Understand What HOLLIS Is
HOLLIS is the Harvard Library’s main search tool. It enables you to search across subjects, languages, time periods, and information formats.
The Catalog & Articles search searches the catalog plus billions of citations. Or you can choose Library Catalog from the drop-down to limit to Harvard collections.
Choose Catalog & Articles if:
- You want to explore the broadest variety of sources
- Your topic is very interdisciplinary or very current
- You already have the title of an article you want
Choose Library Catalog if:
- You want book-length treatments of a topic
- You’re looking for Harvard collections in particular
- You need reliable filters for authors and subjects
Know How to Build Good Searches
Creating search strings with some of the techniques below can help you get better results up front.
Take Control of Your Search Results
While searching HOLLIS you may sometimes find yourself overwhelmed by either the numbers or types of results your search returns.

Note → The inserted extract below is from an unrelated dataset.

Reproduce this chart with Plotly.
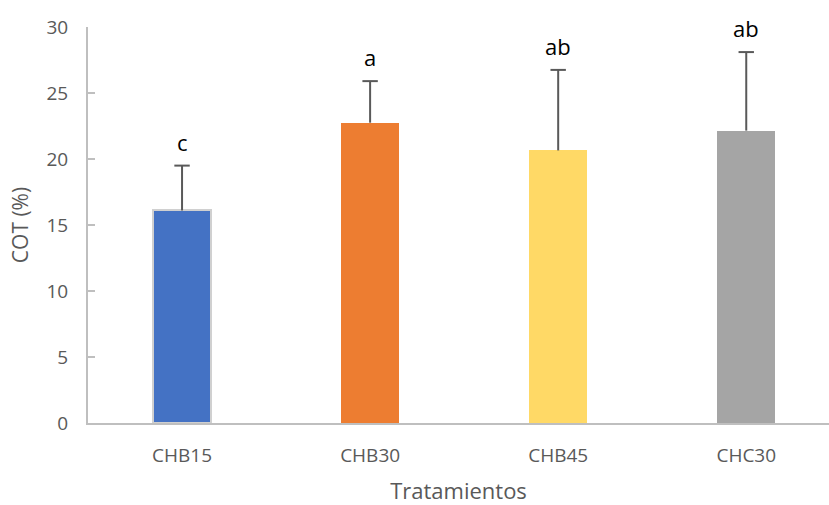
import plotly.graph_objects as go

# Treatments, mean COT (%), standard deviation and significance letters
tratamientos = ["CHB15", "CHB30", "CHB45", "CHC30"]
cot_media = [16.1, 22.75, 20.65, 22.15]
cot_desv = [3.4, 3.15, 6.1, 5.95]
letras = ["c", "a", "ab", "ab"]
colores = ["#4472C4", "#ED7D31", "#FFD966", "#A5A5A5"]
y_ticks = [0, 5, 10, 15, 20, 25, 30]

FONT = "Open Sans"
GRIS = "#595959"
EJE = "#BFBFBF"

cot_sup = [m + d for m, d in zip(cot_media, cot_desv)]

fig = go.Figure()
fig.add_trace(go.Bar(
    x=tratamientos,
    y=cot_media,
    width=0.31,
    marker=dict(color=colores,
                line=dict(color=["#D0D0D0", colores[1], colores[2], colores[3]],
                          width=[2, 0, 0, 0])),
    showlegend=False,
))

# upper error whisker: vertical stem from the bar top ...
fig.add_trace(go.Scatter(
    x=tratamientos, y=cot_sup, mode="markers",
    marker=dict(size=1, color="rgba(0,0,0,0)"),
    error_y=dict(type="data", symmetric=False, array=[0] * 4,
                 arrayminus=cot_desv, color=GRIS, thickness=2, width=0),
    showlegend=False, hoverinfo="skip",
))
# ... and its cap
fig.add_trace(go.Scatter(
    x=tratamientos, y=cot_sup, mode="markers",
    marker=dict(symbol="line-ew", size=11, line=dict(color=GRIS, width=2)),
    showlegend=False, hoverinfo="skip",
))

for t, s, l in zip(tratamientos, cot_sup, letras):
    fig.add_annotation(x=t, y=s, text=l, showarrow=False,
                       yanchor="bottom", yshift=7,
                       font=dict(family=FONT, size=22, color="#000000"))

fig.update_layout(
    width=829, height=505,
    margin=dict(l=88, r=0, t=27, b=82),
    plot_bgcolor="white", paper_bgcolor="white",
    bargap=0,
    font=dict(family=FONT, color=GRIS),
)
fig.update_xaxes(
    range=[-0.5, 3.44],
    showline=True, linecolor=EJE, linewidth=2,
    ticks="", showgrid=False, zeroline=False,
    tickfont=dict(family=FONT, size=19, color=GRIS),
    ticklabelstandoff=14,
    title=dict(text="Tratamientos", standoff=23,
               font=dict(family=FONT, size=22, color=GRIS)),
)
fig.update_yaxes(
    range=[0, 30], tickvals=y_ticks,
    showline=True, linecolor=EJE, linewidth=2,
    ticks="inside", ticklen=7, tickcolor=EJE, tickwidth=2,
    showgrid=False, zeroline=False,
    tickfont=dict(family=FONT, size=19, color=GRIS),
    ticklabelstandoff=14,
    title=dict(text="COT (%)", standoff=12,
               font=dict(family=FONT, size=21, color=GRIS)),
)

fig.write_html("out.html")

If this happens, try one of these easy tricks to bring your results into sharper focus:
1. Limit your "Catalog & Articles" search results set to items that are identified as PEER REVIEWED ARTICLES.
- You'll eliminate newspaper and magazine materials as well as books, of course, but you'll also raise the visibility of scholarly journal articles in what displays.
2. Limit your results to publications from the last 5, 10, 15, or 20 years.
- You'll get a snapshot of the most recent research trends and scholarly approaches in a field (or around a particular issue).
3. Add a keyword (or keywords) to indicate what you're after
- Examples:
- handbook or companion or encyclopedia are common words to help identify good background or overview sources.
- criticism or interpretation are words that will bring up secondary source studies of a book, film, artwork, musical piece, artist or writer, etc.
- history is a way to get at full-length studies not just of countries or events, but also of ideas and concepts and broad subjects.
- debate or controversy (or controvers* to pick up variants), or contested or disputed are words that will often help you surface works that identify the "stakes" of a particular argument, action, conclusion, etc.
- theory or theoretical or philosophy or philosophical are terms that sometimes help surface works in larger contexts or examined via a "lens" of some kind.
Getting PDFs From Us
Scan and Deliver
When an article you find in HOLLIS is not owned at Harvard, or is available in a printed journal volume but not online, you can ask us to make a PDF for you through a service called Scan and Deliver. This service is also an option if you want up to two chapters of any Harvard-owned book digitized for your use.
Tracking Down Other Copies of Books
If a book you need is not owned by the Harvard Library or is not currently available from the Library, use Interlibrary Loan/Borrow Direct to request a copy from another library.